-- Start of DATASET SECTION --

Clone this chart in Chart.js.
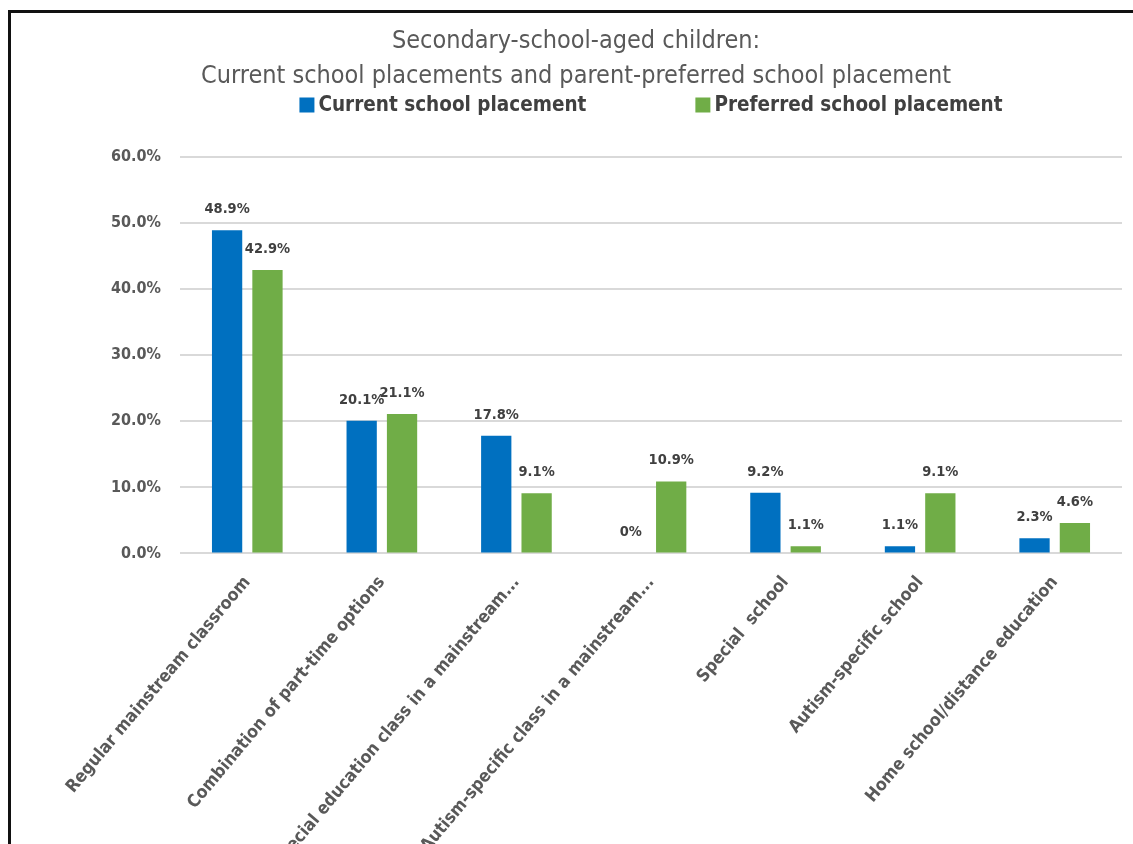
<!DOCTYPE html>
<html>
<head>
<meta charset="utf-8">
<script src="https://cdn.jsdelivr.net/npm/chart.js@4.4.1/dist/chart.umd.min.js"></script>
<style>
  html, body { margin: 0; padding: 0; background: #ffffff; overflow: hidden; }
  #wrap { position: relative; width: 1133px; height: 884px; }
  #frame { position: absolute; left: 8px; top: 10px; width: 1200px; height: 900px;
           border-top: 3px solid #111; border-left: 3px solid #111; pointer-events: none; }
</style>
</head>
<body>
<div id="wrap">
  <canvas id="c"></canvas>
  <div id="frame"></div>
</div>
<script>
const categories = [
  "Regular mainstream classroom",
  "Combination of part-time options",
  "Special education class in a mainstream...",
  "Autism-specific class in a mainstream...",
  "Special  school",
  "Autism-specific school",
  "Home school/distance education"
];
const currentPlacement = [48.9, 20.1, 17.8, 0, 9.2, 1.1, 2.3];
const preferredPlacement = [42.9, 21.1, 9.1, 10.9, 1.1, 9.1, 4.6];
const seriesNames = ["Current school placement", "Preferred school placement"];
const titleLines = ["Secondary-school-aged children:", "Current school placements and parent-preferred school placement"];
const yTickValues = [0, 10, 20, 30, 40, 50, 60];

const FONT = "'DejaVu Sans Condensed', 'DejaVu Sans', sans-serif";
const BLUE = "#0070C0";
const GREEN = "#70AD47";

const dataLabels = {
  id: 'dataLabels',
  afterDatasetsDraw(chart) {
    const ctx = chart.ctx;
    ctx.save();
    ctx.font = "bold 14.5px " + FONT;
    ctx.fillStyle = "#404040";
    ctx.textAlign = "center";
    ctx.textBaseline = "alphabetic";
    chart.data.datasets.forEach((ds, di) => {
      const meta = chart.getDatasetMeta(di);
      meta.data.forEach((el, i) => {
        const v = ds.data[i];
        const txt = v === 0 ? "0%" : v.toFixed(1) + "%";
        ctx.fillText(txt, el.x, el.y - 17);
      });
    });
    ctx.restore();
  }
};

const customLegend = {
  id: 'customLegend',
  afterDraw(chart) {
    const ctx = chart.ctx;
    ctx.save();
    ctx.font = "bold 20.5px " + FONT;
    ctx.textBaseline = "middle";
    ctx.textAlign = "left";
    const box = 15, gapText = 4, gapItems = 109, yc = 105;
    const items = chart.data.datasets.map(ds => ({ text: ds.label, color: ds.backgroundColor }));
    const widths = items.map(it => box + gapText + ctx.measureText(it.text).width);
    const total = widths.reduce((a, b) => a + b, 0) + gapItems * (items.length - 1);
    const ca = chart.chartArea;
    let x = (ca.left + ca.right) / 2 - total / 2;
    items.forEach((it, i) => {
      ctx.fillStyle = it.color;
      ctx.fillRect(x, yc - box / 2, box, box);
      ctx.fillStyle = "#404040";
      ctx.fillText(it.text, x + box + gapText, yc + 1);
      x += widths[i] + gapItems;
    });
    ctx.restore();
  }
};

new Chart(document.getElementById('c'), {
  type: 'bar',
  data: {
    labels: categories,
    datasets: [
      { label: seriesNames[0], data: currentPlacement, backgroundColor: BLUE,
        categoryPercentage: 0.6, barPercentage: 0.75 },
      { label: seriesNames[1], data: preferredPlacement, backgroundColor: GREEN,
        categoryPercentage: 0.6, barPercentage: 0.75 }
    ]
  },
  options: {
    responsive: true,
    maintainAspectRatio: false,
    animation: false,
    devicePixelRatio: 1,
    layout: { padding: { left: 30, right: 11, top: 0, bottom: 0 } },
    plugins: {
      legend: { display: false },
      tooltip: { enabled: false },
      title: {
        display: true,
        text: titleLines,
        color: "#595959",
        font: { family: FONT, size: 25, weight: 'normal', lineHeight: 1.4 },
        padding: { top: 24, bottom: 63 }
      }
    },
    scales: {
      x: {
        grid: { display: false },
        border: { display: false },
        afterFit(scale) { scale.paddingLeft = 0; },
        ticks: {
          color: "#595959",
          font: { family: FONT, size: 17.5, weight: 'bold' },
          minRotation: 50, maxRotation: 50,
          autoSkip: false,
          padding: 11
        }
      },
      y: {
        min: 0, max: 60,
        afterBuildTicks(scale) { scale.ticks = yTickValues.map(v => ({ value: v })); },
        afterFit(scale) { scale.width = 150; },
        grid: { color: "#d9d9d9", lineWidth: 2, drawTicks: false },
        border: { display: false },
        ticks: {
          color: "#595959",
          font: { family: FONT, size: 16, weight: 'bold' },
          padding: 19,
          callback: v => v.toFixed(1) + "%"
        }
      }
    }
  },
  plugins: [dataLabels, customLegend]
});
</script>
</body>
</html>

-- End of DATASET SECTION --

> _EXERCISE_: Strip out the pictures and quote the remaining data word for word.

> _SOLUTION TO THE EXERCISE_:
Clone this chart in Chart.js.
<!DOCTYPE html>
<html>
<head>
<meta charset="utf-8">
<script src="https://cdn.jsdelivr.net/npm/chart.js@4.4.1/dist/chart.umd.min.js"></script>
<style>
  html, body { margin: 0; padding: 0; background: #ffffff; overflow: hidden; }
  #wrap { position: relative; width: 1133px; height: 884px; }
  #frame { position: absolute; left: 8px; top: 10px; width: 1200px; height: 900px;
           border-top: 3px solid #111; border-left: 3px solid #111; pointer-events: none; }
</style>
</head>
<body>
<div id="wrap">
  <canvas id="c"></canvas>
  <div id="frame"></div>
</div>
<script>
const categories = [
  "Regular mainstream classroom",
  "Combination of part-time options",
  "Special education class in a mainstream...",
  "Autism-specific class in a mainstream...",
  "Special  school",
  "Autism-specific school",
  "Home school/distance education"
];
const currentPlacement = [48.9, 20.1, 17.8, 0, 9.2, 1.1, 2.3];
const preferredPlacement = [42.9, 21.1, 9.1, 10.9, 1.1, 9.1, 4.6];
const seriesNames = ["Current school placement", "Preferred school placement"];
const titleLines = ["Secondary-school-aged children:", "Current school placements and parent-preferred school placement"];
const yTickValues = [0, 10, 20, 30, 40, 50, 60];

const FONT = "'DejaVu Sans Condensed', 'DejaVu Sans', sans-serif";
const BLUE = "#0070C0";
const GREEN = "#70AD47";

const dataLabels = {
  id: 'dataLabels',
  afterDatasetsDraw(chart) {
    const ctx = chart.ctx;
    ctx.save();
    ctx.font = "bold 14.5px " + FONT;
    ctx.fillStyle = "#404040";
    ctx.textAlign = "center";
    ctx.textBaseline = "alphabetic";
    chart.data.datasets.forEach((ds, di) => {
      const meta = chart.getDatasetMeta(di);
      meta.data.forEach((el, i) => {
        const v = ds.data[i];
        const txt = v === 0 ? "0%" : v.toFixed(1) + "%";
        ctx.fillText(txt, el.x, el.y - 17);
      });
    });
    ctx.restore();
  }
};

const customLegend = {
  id: 'customLegend',
  afterDraw(chart) {
    const ctx = chart.ctx;
    ctx.save();
    ctx.font = "bold 20.5px " + FONT;
    ctx.textBaseline = "middle";
    ctx.textAlign = "left";
    const box = 15, gapText = 4, gapItems = 109, yc = 105;
    const items = chart.data.datasets.map(ds => ({ text: ds.label, color: ds.backgroundColor }));
    const widths = items.map(it => box + gapText + ctx.measureText(it.text).width);
    const total = widths.reduce((a, b) => a + b, 0) + gapItems * (items.length - 1);
    const ca = chart.chartArea;
    let x = (ca.left + ca.right) / 2 - total / 2;
    items.forEach((it, i) => {
      ctx.fillStyle = it.color;
      ctx.fillRect(x, yc - box / 2, box, box);
      ctx.fillStyle = "#404040";
      ctx.fillText(it.text, x + box + gapText, yc + 1);
      x += widths[i] + gapItems;
    });
    ctx.restore();
  }
};

new Chart(document.getElementById('c'), {
  type: 'bar',
  data: {
    labels: categories,
    datasets: [
      { label: seriesNames[0], data: currentPlacement, backgroundColor: BLUE,
        categoryPercentage: 0.6, barPercentage: 0.75 },
      { label: seriesNames[1], data: preferredPlacement, backgroundColor: GREEN,
        categoryPercentage: 0.6, barPercentage: 0.75 }
    ]
  },
  options: {
    responsive: true,
    maintainAspectRatio: false,
    animation: false,
    devicePixelRatio: 1,
    layout: { padding: { left: 30, right: 11, top: 0, bottom: 0 } },
    plugins: {
      legend: { display: false },
      tooltip: { enabled: false },
      title: {
        display: true,
        text: titleLines,
        color: "#595959",
        font: { family: FONT, size: 25, weight: 'normal', lineHeight: 1.4 },
        padding: { top: 24, bottom: 63 }
      }
    },
    scales: {
      x: {
        grid: { display: false },
        border: { display: false },
        afterFit(scale) { scale.paddingLeft = 0; },
        ticks: {
          color: "#595959",
          font: { family: FONT, size: 17.5, weight: 'bold' },
          minRotation: 50, maxRotation: 50,
          autoSkip: false,
          padding: 11
        }
      },
      y: {
        min: 0, max: 60,
        afterBuildTicks(scale) { scale.ticks = yTickValues.map(v => ({ value: v })); },
        afterFit(scale) { scale.width = 150; },
        grid: { color: "#d9d9d9", lineWidth: 2, drawTicks: false },
        border: { display: false },
        ticks: {
          color: "#595959",
          font: { family: FONT, size: 16, weight: 'bold' },
          padding: 19,
          callback: v => v.toFixed(1) + "%"
        }
      }
    }
  },
  plugins: [dataLabels, customLegend]
});
</script>
</body>
</html>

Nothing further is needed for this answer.